**DATA PROVIDED**.
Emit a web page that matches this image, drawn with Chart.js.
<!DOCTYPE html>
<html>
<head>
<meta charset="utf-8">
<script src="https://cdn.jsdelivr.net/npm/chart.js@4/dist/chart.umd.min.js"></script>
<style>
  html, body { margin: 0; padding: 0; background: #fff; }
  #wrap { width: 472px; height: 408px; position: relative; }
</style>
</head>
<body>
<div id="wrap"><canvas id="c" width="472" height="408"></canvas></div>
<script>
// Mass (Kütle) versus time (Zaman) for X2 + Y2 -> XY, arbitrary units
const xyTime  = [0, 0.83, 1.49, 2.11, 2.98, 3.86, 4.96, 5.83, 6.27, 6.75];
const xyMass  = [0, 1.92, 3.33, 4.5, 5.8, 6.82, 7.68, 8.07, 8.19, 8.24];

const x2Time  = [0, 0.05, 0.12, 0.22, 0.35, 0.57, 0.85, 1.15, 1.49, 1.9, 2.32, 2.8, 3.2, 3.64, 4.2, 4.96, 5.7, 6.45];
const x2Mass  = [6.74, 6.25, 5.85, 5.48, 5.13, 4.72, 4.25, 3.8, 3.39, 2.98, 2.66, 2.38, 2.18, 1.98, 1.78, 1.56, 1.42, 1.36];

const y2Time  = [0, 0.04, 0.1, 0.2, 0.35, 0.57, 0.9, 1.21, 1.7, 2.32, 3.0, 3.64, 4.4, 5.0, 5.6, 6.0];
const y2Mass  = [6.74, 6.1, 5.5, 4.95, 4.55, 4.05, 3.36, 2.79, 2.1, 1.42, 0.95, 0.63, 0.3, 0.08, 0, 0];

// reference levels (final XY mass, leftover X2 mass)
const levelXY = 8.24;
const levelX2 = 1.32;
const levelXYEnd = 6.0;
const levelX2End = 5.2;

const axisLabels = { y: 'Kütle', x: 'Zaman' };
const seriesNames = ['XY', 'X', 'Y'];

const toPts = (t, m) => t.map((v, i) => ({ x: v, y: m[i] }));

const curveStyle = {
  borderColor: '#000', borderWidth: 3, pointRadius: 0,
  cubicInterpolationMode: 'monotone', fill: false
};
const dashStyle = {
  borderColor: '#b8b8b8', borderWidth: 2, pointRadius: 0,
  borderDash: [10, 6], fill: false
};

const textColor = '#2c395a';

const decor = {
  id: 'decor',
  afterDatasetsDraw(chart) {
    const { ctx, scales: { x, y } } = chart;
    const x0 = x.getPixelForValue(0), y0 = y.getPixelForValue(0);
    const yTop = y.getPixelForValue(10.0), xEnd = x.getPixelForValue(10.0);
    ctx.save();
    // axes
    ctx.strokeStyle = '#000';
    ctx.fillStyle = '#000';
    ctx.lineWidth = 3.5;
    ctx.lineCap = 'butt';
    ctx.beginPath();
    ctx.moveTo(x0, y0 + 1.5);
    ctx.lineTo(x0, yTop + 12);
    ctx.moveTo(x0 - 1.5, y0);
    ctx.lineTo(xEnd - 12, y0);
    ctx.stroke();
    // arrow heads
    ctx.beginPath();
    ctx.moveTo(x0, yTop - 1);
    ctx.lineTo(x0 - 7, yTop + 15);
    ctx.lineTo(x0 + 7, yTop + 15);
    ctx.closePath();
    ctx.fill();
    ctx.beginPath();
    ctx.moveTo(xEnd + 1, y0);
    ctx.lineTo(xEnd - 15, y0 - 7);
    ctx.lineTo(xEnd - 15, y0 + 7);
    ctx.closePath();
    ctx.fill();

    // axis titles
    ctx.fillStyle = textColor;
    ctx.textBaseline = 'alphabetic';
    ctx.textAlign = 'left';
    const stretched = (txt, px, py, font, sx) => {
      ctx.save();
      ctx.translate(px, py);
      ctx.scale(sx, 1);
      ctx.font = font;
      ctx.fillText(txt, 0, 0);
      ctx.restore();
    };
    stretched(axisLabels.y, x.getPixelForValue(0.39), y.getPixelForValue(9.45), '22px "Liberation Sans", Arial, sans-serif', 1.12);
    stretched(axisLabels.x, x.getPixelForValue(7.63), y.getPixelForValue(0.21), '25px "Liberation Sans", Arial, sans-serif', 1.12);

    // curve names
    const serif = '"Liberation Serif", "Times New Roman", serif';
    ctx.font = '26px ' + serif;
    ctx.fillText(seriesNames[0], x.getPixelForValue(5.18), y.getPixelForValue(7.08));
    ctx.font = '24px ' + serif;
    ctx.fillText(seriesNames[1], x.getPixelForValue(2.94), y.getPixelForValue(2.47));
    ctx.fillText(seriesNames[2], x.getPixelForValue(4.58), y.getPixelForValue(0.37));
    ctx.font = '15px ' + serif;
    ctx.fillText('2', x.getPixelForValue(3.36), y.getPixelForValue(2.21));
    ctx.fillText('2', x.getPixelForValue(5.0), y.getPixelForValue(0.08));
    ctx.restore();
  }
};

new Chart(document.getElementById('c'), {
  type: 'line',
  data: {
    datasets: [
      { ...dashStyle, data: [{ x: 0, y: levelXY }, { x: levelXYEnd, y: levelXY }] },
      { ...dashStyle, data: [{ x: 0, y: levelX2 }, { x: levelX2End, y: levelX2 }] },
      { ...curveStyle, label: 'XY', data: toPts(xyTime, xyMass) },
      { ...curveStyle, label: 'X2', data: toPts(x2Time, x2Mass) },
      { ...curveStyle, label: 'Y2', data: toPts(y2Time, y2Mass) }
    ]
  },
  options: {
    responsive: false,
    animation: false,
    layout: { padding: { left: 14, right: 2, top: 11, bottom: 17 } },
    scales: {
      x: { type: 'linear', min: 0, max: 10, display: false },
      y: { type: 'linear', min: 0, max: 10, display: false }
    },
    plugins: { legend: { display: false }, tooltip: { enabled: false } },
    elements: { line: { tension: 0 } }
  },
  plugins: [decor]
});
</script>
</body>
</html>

...

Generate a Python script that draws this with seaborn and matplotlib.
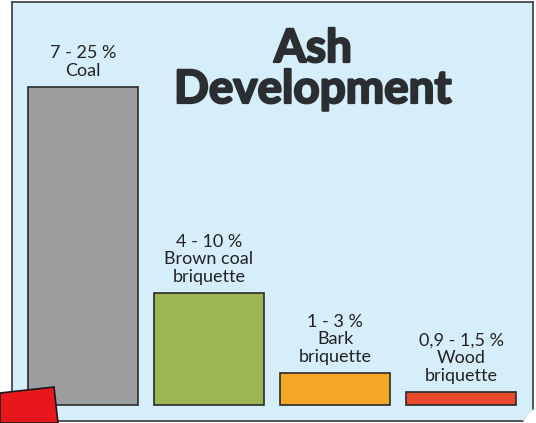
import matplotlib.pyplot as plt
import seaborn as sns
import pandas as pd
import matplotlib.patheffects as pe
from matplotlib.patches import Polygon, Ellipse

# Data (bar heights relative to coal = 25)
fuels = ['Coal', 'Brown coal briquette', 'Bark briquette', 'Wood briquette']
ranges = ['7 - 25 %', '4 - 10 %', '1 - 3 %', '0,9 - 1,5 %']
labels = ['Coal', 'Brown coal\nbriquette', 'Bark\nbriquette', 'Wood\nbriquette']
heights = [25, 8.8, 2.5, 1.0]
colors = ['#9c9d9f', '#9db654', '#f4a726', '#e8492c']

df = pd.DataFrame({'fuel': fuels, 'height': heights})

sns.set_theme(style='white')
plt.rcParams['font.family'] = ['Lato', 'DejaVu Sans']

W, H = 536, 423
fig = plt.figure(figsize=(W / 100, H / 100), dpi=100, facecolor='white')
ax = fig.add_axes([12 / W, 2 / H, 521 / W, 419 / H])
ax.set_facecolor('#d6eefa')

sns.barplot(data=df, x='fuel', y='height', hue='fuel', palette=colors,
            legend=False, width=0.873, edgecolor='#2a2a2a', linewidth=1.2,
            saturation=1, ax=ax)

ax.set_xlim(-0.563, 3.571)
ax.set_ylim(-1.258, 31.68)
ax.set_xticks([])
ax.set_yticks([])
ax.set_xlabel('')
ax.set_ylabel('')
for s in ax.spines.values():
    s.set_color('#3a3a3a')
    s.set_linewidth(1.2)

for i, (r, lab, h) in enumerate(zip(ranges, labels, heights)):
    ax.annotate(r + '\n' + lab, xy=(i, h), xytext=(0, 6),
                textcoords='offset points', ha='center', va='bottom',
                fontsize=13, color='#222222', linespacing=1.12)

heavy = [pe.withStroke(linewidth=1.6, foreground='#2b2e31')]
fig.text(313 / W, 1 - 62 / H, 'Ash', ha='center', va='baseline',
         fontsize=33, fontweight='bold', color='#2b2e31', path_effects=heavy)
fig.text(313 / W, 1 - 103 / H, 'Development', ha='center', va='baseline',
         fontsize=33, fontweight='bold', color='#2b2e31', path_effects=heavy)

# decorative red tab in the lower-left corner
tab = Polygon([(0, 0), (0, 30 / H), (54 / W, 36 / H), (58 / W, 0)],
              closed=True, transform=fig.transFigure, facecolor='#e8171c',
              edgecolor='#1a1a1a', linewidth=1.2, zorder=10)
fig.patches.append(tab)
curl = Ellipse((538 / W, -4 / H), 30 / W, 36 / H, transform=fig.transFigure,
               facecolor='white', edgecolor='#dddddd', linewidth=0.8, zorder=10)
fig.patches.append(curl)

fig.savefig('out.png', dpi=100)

...

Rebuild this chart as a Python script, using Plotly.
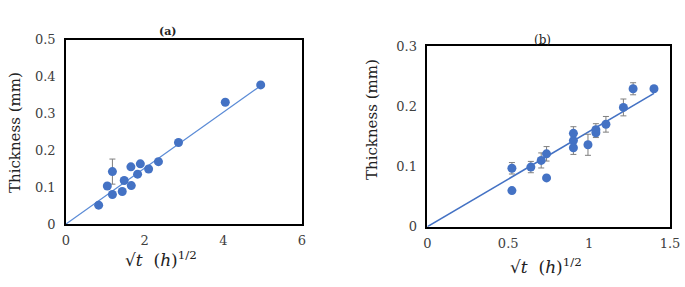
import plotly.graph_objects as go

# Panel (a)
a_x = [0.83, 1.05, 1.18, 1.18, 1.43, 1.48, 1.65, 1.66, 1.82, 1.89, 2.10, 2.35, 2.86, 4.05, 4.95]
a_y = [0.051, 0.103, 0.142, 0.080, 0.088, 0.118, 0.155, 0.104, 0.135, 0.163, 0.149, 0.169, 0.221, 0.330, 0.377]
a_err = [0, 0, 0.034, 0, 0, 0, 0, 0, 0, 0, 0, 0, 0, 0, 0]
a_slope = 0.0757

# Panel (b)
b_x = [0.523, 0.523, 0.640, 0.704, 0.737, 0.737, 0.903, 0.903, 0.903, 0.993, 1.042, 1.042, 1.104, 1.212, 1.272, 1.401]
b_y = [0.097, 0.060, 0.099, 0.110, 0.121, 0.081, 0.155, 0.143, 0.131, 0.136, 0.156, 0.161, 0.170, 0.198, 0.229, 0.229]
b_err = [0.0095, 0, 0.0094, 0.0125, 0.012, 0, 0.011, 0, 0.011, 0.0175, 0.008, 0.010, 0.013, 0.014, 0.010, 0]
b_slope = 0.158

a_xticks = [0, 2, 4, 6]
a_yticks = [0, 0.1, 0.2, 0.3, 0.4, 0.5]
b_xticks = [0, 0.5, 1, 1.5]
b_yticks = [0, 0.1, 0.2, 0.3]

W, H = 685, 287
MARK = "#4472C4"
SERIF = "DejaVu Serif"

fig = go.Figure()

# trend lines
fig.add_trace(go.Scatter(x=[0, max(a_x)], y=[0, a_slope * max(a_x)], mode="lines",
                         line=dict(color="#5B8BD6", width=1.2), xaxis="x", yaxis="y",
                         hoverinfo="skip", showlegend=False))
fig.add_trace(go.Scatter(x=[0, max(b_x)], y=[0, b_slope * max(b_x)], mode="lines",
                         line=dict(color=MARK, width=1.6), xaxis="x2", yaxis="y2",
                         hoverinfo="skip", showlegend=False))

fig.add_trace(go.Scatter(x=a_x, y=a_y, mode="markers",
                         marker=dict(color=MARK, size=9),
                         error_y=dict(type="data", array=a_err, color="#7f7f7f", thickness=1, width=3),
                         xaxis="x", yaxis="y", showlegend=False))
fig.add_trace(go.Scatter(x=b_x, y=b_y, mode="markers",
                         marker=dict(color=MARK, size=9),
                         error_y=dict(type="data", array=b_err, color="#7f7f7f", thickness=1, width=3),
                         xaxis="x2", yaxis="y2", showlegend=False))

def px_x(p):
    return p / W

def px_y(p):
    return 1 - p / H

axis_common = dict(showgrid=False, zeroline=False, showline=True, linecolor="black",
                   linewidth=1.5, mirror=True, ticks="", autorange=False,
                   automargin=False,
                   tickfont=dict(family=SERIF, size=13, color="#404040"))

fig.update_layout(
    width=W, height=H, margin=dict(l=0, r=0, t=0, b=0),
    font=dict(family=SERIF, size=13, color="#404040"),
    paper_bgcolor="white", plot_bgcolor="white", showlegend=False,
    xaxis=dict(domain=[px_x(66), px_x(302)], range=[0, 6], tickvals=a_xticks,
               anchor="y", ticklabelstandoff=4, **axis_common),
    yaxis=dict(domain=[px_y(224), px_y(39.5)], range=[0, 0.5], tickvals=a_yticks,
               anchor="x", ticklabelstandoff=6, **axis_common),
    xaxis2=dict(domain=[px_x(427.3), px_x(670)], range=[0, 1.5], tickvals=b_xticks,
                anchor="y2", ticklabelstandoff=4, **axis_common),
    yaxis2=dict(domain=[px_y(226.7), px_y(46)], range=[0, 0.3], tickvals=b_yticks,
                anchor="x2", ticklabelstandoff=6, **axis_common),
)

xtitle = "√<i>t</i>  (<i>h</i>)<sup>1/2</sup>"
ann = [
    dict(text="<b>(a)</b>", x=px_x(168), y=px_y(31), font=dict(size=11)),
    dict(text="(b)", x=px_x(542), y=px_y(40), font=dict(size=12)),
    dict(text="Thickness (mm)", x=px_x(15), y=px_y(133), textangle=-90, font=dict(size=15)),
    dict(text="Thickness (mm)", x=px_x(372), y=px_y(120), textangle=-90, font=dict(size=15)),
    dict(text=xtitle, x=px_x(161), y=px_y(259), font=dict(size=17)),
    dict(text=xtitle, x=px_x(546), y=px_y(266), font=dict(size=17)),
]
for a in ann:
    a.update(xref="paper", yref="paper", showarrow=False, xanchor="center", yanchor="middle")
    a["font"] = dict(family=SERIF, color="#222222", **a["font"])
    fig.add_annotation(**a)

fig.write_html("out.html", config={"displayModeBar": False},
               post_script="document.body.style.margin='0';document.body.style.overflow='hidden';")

**THE PROBLEM**.
For the entries above, state how many lines contain the word "this". Provide the number by itself.

**COMPLETED EXERCISE**.
3